How much does it cost to stop climate change, to keep within the target of the Paris agreement?

The answer depends on who asks and what is meant by costs. In the normal case we would say that something costs when we have to pay for something that we buy or possibly that we make ourselves, counting our work as a cost. In the mainstream discussion of climate change mitigation, cost can also mean loss of income or a lower GDP compared to a business as usual scenario. There are very small costs for the Brazilian government in protecting the Amazon. But the contribution of a protected Amazon forest to the Brazilian economy is small compared to the timber that could be sold, the hydroelectricity and minerals that could be extracted, the soy or beef that could be produced.

There are many pits to fall into when discussing the cost of climate change mitigation.

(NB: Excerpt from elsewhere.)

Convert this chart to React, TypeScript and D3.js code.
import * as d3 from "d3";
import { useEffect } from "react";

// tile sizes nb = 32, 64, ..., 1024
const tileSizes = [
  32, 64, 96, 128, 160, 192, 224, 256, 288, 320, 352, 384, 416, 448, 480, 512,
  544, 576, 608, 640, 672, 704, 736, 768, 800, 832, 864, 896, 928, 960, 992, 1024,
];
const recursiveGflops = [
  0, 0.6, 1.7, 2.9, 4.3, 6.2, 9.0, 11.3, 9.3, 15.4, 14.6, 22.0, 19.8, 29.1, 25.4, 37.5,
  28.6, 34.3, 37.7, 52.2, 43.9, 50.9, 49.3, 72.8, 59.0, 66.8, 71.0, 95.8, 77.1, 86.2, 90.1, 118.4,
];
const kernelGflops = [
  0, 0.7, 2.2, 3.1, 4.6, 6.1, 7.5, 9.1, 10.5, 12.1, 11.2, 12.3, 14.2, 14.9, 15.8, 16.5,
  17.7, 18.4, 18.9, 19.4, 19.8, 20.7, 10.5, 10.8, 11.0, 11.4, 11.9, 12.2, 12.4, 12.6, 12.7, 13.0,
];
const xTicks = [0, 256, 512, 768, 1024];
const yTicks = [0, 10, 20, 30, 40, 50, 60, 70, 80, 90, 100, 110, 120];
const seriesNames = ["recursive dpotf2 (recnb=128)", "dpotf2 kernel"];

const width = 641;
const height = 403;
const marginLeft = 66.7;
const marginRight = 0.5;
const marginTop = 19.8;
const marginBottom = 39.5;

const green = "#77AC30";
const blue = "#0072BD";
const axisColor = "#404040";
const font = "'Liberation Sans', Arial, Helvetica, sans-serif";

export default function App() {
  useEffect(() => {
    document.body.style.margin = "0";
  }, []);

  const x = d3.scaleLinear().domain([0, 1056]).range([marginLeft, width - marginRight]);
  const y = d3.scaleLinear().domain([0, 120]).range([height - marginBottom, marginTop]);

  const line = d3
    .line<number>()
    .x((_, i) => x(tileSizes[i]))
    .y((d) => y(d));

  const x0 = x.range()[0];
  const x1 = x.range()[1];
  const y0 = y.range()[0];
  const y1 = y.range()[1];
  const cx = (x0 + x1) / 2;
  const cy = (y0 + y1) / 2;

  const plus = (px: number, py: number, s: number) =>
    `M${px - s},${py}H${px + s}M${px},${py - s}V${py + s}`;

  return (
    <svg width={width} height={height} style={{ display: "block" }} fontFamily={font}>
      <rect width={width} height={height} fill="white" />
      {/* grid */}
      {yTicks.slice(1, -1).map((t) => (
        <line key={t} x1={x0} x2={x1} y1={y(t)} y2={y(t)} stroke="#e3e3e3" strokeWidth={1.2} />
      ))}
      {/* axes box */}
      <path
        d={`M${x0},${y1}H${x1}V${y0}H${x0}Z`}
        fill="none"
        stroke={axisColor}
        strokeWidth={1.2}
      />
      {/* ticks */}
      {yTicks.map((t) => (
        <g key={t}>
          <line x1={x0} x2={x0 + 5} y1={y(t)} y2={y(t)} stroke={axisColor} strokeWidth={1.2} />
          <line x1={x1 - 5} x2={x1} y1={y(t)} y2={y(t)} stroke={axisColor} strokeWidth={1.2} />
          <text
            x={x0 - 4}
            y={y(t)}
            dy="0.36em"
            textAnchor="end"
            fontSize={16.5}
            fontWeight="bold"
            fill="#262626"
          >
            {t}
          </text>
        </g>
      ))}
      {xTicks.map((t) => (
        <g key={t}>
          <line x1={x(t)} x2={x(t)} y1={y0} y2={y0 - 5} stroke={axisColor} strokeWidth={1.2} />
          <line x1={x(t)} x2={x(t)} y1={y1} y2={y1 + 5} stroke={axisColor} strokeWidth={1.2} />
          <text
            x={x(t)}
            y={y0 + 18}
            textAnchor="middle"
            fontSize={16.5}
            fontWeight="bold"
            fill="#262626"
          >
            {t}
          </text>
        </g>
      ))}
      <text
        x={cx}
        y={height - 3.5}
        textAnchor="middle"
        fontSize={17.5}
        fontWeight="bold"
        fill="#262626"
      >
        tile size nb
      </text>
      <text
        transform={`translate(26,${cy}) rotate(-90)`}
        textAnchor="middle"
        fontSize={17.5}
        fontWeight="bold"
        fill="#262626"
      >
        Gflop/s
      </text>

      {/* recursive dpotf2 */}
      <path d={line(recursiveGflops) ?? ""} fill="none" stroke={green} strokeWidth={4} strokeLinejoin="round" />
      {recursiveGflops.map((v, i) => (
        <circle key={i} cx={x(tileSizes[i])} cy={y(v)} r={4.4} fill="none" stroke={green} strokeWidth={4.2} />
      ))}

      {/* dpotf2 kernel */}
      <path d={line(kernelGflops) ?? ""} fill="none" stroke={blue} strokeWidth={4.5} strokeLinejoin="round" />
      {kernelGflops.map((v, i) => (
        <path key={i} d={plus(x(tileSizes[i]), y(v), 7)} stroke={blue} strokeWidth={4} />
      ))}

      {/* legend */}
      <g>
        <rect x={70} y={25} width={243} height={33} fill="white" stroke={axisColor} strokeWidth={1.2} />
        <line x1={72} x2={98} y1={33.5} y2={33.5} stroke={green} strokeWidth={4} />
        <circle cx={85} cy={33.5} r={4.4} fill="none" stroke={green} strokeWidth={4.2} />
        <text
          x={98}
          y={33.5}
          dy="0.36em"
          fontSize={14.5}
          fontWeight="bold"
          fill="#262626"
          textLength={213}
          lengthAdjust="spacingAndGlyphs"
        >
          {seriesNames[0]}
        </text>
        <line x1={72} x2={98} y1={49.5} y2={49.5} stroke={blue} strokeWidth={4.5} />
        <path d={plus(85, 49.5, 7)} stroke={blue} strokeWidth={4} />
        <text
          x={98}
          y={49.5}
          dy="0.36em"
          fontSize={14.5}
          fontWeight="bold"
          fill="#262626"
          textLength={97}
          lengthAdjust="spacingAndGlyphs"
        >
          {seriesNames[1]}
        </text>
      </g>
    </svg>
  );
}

First, to compare mitigation measures with business as usual scenarios that omit the increasing cost of climate change is simply misleading. The costs of inaction are certainly bigger than the costs of action.

Second, the business as usual scenario is based on that existing goods and services are desirable and that not doing certain things incur a loss of sorts. But there is no such relationship. If the US cuts spending on its military in half it would be just fine. If I skip a trip to Bangkok nobody will suffer. The most efficient way to reduce the use of fossil fuels is not to replace them with renewable energy, but to reduce the consumption of those goods and services which are dependent on them. Which, to a varying degree, means all goods and services. By earning less money and consuming less (to some extent, I walk the talk) I can probably make my biggest contribution to climate change mitigation. Of course, what one person does has mostly a symbolic value but if many people do it, it can make a real difference. It will decrease the GDP considerably, and therefore it is considered a cost in the daily talk of “climate economists” (if such a profession exists).

Third, the calculations are based on social discount rates and assumptions of technological progress, assumptions which more or less determines the results. But they are highly uncertain and are based on values such as how do we value our comfort compared to the opportunities of future generations.

Fourth, the assumption that one can replace fossil fuels with various renewable energy sources at no additional costs than the cost of producing that energy are unrealistic. Many people falsely believe that solar energy is now on par, or even cheaper than, coal. And in a very limited sense that might be the case. But already when you add a battery pack to those solar panels the cost is increasing a lot. The world without fossil fuels will simply look quite different than the world with fossil fuels. In turn, this also means that the economic logic will shift, global trade will shrink, new resources will become more valuable and some assets will be stranded.

One of the firm rules of systems is that you can’t change just one thing. Why do we keep on discussing options compared to a business as usual scenario? There will be no business as usual scenario when climate change hits and there will be no business as usual scenario if human society takes appropriate action. There is no such thing as a business as usual scenario.